Recorded data:
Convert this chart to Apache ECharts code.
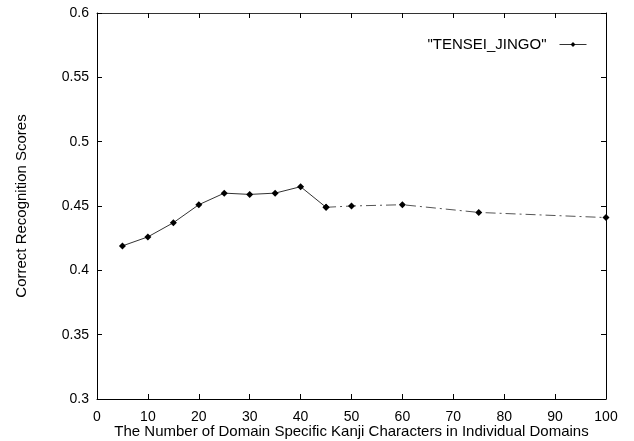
<!DOCTYPE html>
<html>
<head>
<meta charset="utf-8">
<script src="https://cdn.jsdelivr.net/npm/echarts@6/dist/echarts.min.js"></script>
<style>
  html, body { margin: 0; padding: 0; background: #fff; }
  #chart { width: 634px; height: 441px; }
</style>
</head>
<body>
<div id="chart"></div>
<script>
// domain specific kanji count vs score
var kanjiCount = [5, 10, 15, 20, 25, 30, 35, 40, 45, 50, 60, 75, 100];
var scores = [0.419, 0.426, 0.437, 0.451, 0.460, 0.459, 0.460, 0.465, 0.449, 0.450, 0.451, 0.445, 0.441];
var seriesName = '"TENSEI_JINGO"';
// the scan shows the line fading to a broken stroke after x = 45
var splitAt = 8;

var chart = echarts.init(document.getElementById('chart'));

var pts = [];
for (var i = 0; i < kanjiCount.length; i++) {
    pts.push([kanjiCount[i], scores[i]]);
}
var solidPart = pts.slice(0, splitAt + 1);
var fadedPart = pts.slice(splitAt);

var font = 'Liberation Sans, Arial, sans-serif';
var tickStyle = { inside: true, length: 5, lineStyle: { color: '#000', width: 1 } };

var option = {
    animation: false,
    backgroundColor: '#fff',
    grid: { left: 97, right: 28, top: 13, bottom: 42, show: false, containLabel: false, outerBoundsMode: 'none' },
    legend: {
        data: [seriesName],
        right: 42,
        top: 32,
        align: 'right',
        itemWidth: 27,
        itemHeight: 6,
        itemGap: 6,
        lineStyle: { width: 1 },
        textStyle: { fontFamily: font, fontSize: 15, color: '#000', padding: [0, 8, 0, 0] }
    },
    xAxis: [{
        type: 'value',
        min: 0, max: 100, interval: 10,
        name: 'The Number of Domain Specific Kanji Characters in Individual Domains',
        nameLocation: 'middle',
        nameGap: 25,
        nameMoveOverlap: false,
        nameTextStyle: { fontFamily: font, fontSize: 15, color: '#000' },
        axisLine: { show: true, onZero: false, lineStyle: { color: '#000', width: 1 } },
        axisTick: tickStyle,
        axisLabel: { fontFamily: font, fontSize: 14, color: '#000', margin: 11 },
        splitLine: { show: false }
    }, {
        type: 'value',
        position: 'top',
        min: 0, max: 100, interval: 10,
        axisLine: { show: true, onZero: false, lineStyle: { color: '#333', width: 1 } },
        axisTick: tickStyle,
        axisLabel: { show: false },
        splitLine: { show: false }
    }],
    yAxis: [{
        type: 'value',
        min: 0.3, max: 0.6, interval: 0.05,
        name: 'Correct Recognition Scores',
        nameLocation: 'middle',
        nameGap: 68,
        nameMoveOverlap: false,
        nameTextStyle: { fontFamily: font, fontSize: 15, color: '#000' },
        axisLine: { show: true, onZero: false, lineStyle: { color: '#000', width: 1 } },
        axisTick: tickStyle,
        axisLabel: { fontFamily: font, fontSize: 14, color: '#000', margin: 8 },
        splitLine: { show: false }
    }, {
        type: 'value',
        position: 'right',
        min: 0.3, max: 0.6, interval: 0.05,
        axisLine: { show: true, onZero: false, lineStyle: { color: '#000', width: 1 } },
        axisTick: tickStyle,
        axisLabel: { show: false },
        splitLine: { show: false }
    }],
    series: [{
        name: seriesName,
        type: 'line',
        data: solidPart,
        symbol: 'diamond',
        symbolSize: 7,
        itemStyle: { color: '#000' },
        lineStyle: { color: '#333', width: 1 }
    }, {
        name: 'faded',
        type: 'line',
        data: fadedPart,
        symbol: 'diamond',
        symbolSize: 7,
        itemStyle: { color: '#000' },
        lineStyle: { color: '#555', width: 1, type: [10, 4, 2, 4] }
    }]
};

chart.setOption(option);
</script>
</body>
</html>
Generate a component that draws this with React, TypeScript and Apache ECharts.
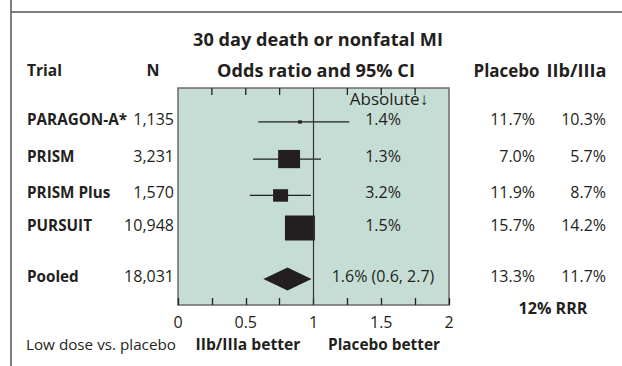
import React, { useEffect, useRef } from "react";
import * as echarts from "echarts";

const trials = ["PARAGON-A*", "PRISM", "PRISM Plus", "PURSUIT", "Pooled"];
const nValues = ["1,135", "3,231", "1,570", "10,948", "18,031"];
const rowPos = [0.97, 2.03, 3.07, 4.0, 5.46];
const orEst = [0.9, 0.82, 0.757, 0.9];
const ciLow = [0.593, 0.554, 0.531, 0.82];
const ciHigh = [1.264, 1.055, 0.981, 0.98];
const weights = [0.13, 0.73, 0.5, 1.0];
const pooled = { low: 0.63, est: 0.808, high: 0.985 };
const absoluteDiff = ["1.4%", "1.3%", "3.2%", "1.5%", "1.6% (0.6, 2.7)"];
const placeboRates = ["11.7%", "7.0%", "11.9%", "15.7%", "13.3%"];
const iibRates = ["10.3%", "5.7%", "8.7%", "14.2%", "11.7%"];
const xTickLabels = [0, 0.5, 1, 1.5, 2];
const topTicks = [0.25, 0.5, 0.75, 1.25, 1.5, 1.75];

const FONT_NAME = "Open Sans";
const FONT = "'Open Sans', 'Noto Sans', sans-serif";
const INK = "#231f20";

let measureCtx: CanvasRenderingContext2D | null = null;
function fit(text: string, bold: boolean, width: number): number {
  if (!measureCtx) measureCtx = document.createElement("canvas").getContext("2d");
  if (!measureCtx) return 16;
  measureCtx.font = `${bold ? "bold " : ""}100px '${FONT_NAME}'`;
  const w = measureCtx.measureText(text).width || 1;
  return Math.max(13, Math.min(19, (100 * width) / w));
}

export default function App() {
  const ref = useRef<HTMLDivElement>(null);
  useEffect(() => {
    if (!ref.current) return;
    const chart = echarts.init(ref.current, null, { renderer: "svg" });

    const studyData = orEst.map((e, i) => [e, rowPos[i], ciLow[i], ciHigh[i], weights[i]]);
    const pooledData = [[pooled.est, rowPos[4], pooled.low, pooled.high]];
    const textData = trials.map((t, i) => [1, rowPos[i], i]);
    const topTickData = topTicks.map((v) => [v, 0]);

    const labelSize = fit("PARAGON-A*", true, 100);
    const numSize = 16;

    const txt = (text: string, x: number, y: number, align: string, bold: boolean, size: number) => ({
      type: "text",
      x,
      y,
      style: {
        text,
        fill: INK,
        font: `${bold ? "bold " : ""}${size.toFixed(2)}px ${FONT}`,
        align,
        verticalAlign: "middle",
      },
    });
    const ftxt = (text: string, x: number, y: number, align: string, bold: boolean, width: number) =>
      txt(text, x, y, align, bold, fit(text, bold, width));

    chart.setOption({
      animation: false,
      grid: {
        left: 178,
        top: 88,
        width: 271,
        height: 217,
        show: true,
        backgroundColor: "#c5ddd5",
        borderColor: "#6a6a6a",
        borderWidth: 1.5,
        containLabel: false,
      },
      xAxis: {
        type: "value",
        min: 0,
        max: 2,
        interval: 0.25,
        position: "bottom",
        axisLine: { show: false, onZero: false },
        splitLine: { show: false },
        axisTick: { show: true, inside: true, length: 7, lineStyle: { color: INK, width: 1.3 } },
        axisLabel: {
          margin: 9,
          color: INK,
          fontFamily: FONT,
          fontSize: 16,
          formatter: (v: number) =>
            xTickLabels.some((t) => Math.abs(t - v) < 1e-6) ? String(v) : "",
        },
      },
      yAxis: { type: "value", min: 0, max: 6.2, inverse: true, show: false },
      series: [
        {
          type: "custom",
          data: topTickData,
          clip: false,
          z: 3,
          renderItem: (params: any, api: any) => {
            const p = api.coord([api.value(0), api.value(1)]);
            return {
              type: "line",
              shape: { x1: p[0], y1: p[1], x2: p[0], y2: p[1] + 7 },
              style: { stroke: INK, lineWidth: 1.3 },
            };
          },
        },
        {
          type: "custom",
          data: studyData,
          clip: false,
          renderItem: (params: any, api: any) => {
            const est = api.value(0);
            const row = api.value(1);
            const c = api.coord([est, row]);
            const l = api.coord([api.value(2), row]);
            const h = api.coord([api.value(3), row]);
            const w = api.value(4);
            const bw = 30 * w;
            const bh = 25 * w;
            return {
              type: "group",
              children: [
                {
                  type: "line",
                  shape: { x1: l[0], y1: c[1], x2: h[0], y2: c[1] },
                  style: { stroke: INK, lineWidth: 1.3 },
                },
                {
                  type: "rect",
                  shape: { x: c[0] - bw / 2, y: c[1] - bh / 2, width: bw, height: bh },
                  style: { fill: INK },
                },
              ],
            };
          },
          markLine: {
            silent: true,
            symbol: ["none", "none"],
            label: { show: false },
            lineStyle: { color: "#333", width: 1.2, type: "solid" },
            data: [{ xAxis: 1 }],
          },
        },
        {
          type: "custom",
          data: pooledData,
          renderItem: (params: any, api: any) => {
            const row = api.value(1);
            const c = api.coord([api.value(0), row]);
            const l = api.coord([api.value(2), row]);
            const h = api.coord([api.value(3), row]);
            const hh = 11.5;
            return {
              type: "polygon",
              shape: {
                points: [
                  [l[0], c[1]],
                  [c[0], c[1] - hh],
                  [h[0], c[1]],
                  [c[0], c[1] + hh],
                ],
              },
              style: { fill: INK },
            };
          },
        },
        {
          type: "custom",
          data: textData,
          clip: false,
          z: 5,
          renderItem: (params: any, api: any) => {
            const i = api.value(2);
            const y = api.coord([1, api.value(1)])[1] - 3;
            return {
              type: "group",
              children: [
                txt(trials[i], 27, y, "left", true, labelSize),
                txt(nValues[i], 174, y, "right", false, numSize),
                txt(absoluteDiff[i], 383, y, "center", false, numSize),
                txt(placeboRates[i], 535, y, "right", false, numSize),
                txt(iibRates[i], 606, y, "right", false, numSize),
              ],
            };
          },
        },
      ],
      graphic: [
        { type: "line", shape: { x1: 11, y1: 0, x2: 11, y2: 366 }, style: { stroke: "#555", lineWidth: 1.5 } },
        { type: "line", shape: { x1: 11, y1: 12, x2: 622, y2: 12 }, style: { stroke: "#555", lineWidth: 1.5 } },
        ftxt("30 day death or nonfatal MI", 318, 39, "center", true, 250),
        ftxt("Trial", 27, 70, "left", true, 35),
        txt("N", 153, 70, "center", true, 16),
        ftxt("Odds ratio and 95% CI", 316, 70, "center", true, 198),
        ftxt("Placebo", 506.5, 70, "center", true, 66),
        ftxt("IIb/IIIa", 576.5, 70, "center", true, 60),
        txt("Absolute\u2193", 389, 98, "center", false, 17),
        ftxt("12% RRR", 553, 308, "center", true, 69),
        ftxt("Low dose vs. placebo", 26, 344, "left", false, 150),
        ftxt("IIb/IIIa better", 248, 344, "center", true, 105),
        ftxt("Placebo better", 384, 344, "center", true, 112),
      ],
    });
    return () => chart.dispose();
  }, []);
  return (
    <div
      ref={ref}
      style={{ position: "fixed", left: 0, top: 0, width: 622, height: 366, background: "#fff" }}
    />
  );
}
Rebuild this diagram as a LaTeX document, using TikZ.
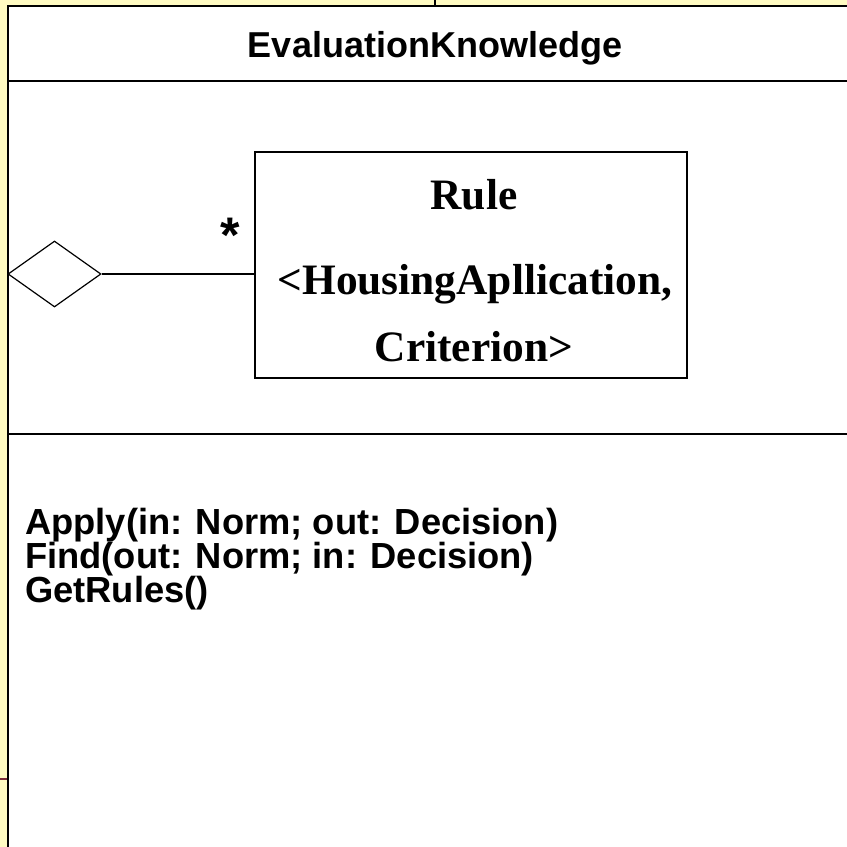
\documentclass[tikz,border=0pt]{standalone}
\usepackage{fontspec}
\setmainfont{Liberation Serif}
\newfontfamily\arialfont{Liberation Sans}
\usetikzlibrary{shapes.geometric}
\definecolor{slidebg}{HTML}{FFFBC2}
\definecolor{edgemaroon}{HTML}{7A2E3A}
\tikzset{
  frame/.style={draw=black, line width=2pt},
  divider/.style={draw=black, line width=1.6pt},
  classbox/.style={draw=black, line width=1.6pt, fill=white, inner sep=0pt},
  aggdiamond/.style={diamond, draw=black, line width=1.2pt, fill=white, inner sep=0pt, minimum width=93pt, minimum height=66pt},
  assoc/.style={draw=black, line width=1.2pt},
  titletext/.style={font=\arialfont\bfseries\fontsize{36}{40}\selectfont, inner sep=0pt, anchor=base},
  ruletext/.style={font=\bfseries\fontsize{43.4}{46}\selectfont, inner sep=0pt, anchor=base},
  methodtext/.style={font=\arialfont\bfseries\fontsize{36.3}{34}\selectfont, inner sep=0pt, align=left, anchor=base west},
  multtext/.style={font=\arialfont\bfseries\fontsize{50}{54}\selectfont, inner sep=0pt, anchor=base}
}
\begin{document}
\begin{tikzpicture}[x=1pt,y=-1pt]
\useasboundingbox (0,0) rectangle (847,847);
\clip (0,0) rectangle (847,847);
\fill[slidebg] (0,0) rectangle (847,847);
% fragments of neighbouring shapes
\draw[line width=2pt] (435,-4) -- (435,6);
\draw[edgemaroon, line width=2pt] (0,779) -- (8,779);
% class frame
\fill[white] (8,6) rectangle (900,900);
\draw[frame] (900,6) -- (8,6) -- (8,900);
\draw[divider] (8,81) -- (900,81);
\draw[divider] (8,434) -- (900,434);
% title
\node[titletext] (title) at (435,57) {EvaluationKnowledge};
% part class
\node[classbox, minimum width=432pt, minimum height=226pt] (rule) at (471,265) {};
\node[ruletext] (rname) at (474,209) {Rule};
\node[ruletext] (rparam1) at (475,294) {<HousingApllication,};
\node[ruletext] (rparam2) at (474,361) {Criterion>};
% aggregation
\node[aggdiamond] (agg) at (54.5,274) {};
\draw[assoc] (agg.east) -- (agg.east -| rule.west);
\node[multtext] (mult) at (230,252) {*};
% operations
\node[methodtext] (op1) at (25,534) {Apply(in: Norm; out: Decision)};
\node[methodtext] (op2) at (25,568) {Find(out: Norm; in: Decision)};
\node[methodtext] (op3) at (25,602) {GetRules()};
\end{tikzpicture}
\end{document}
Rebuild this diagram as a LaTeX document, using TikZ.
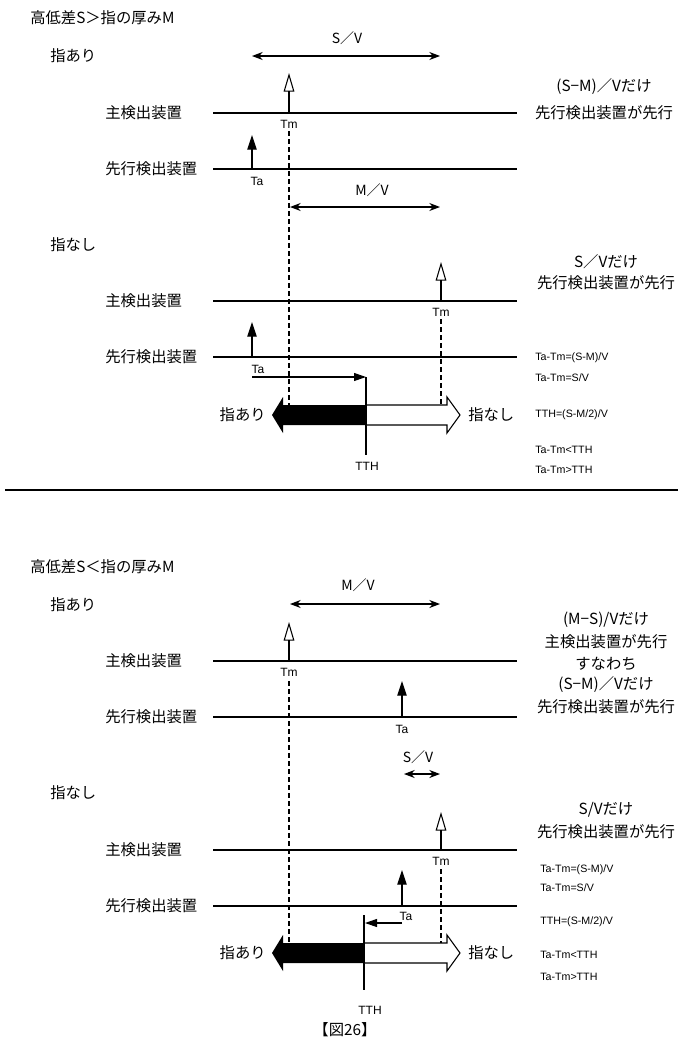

Given instruction. Look above for the line with "Generate a component" and copy exactly from it through the line with "import * as", both included. Omit the pictures.

Solution to the problem.
Generate a component that draws this with React, TypeScript and Apache ECharts.
import React, { useEffect, useRef } from "react";
import * as echarts from "echarts";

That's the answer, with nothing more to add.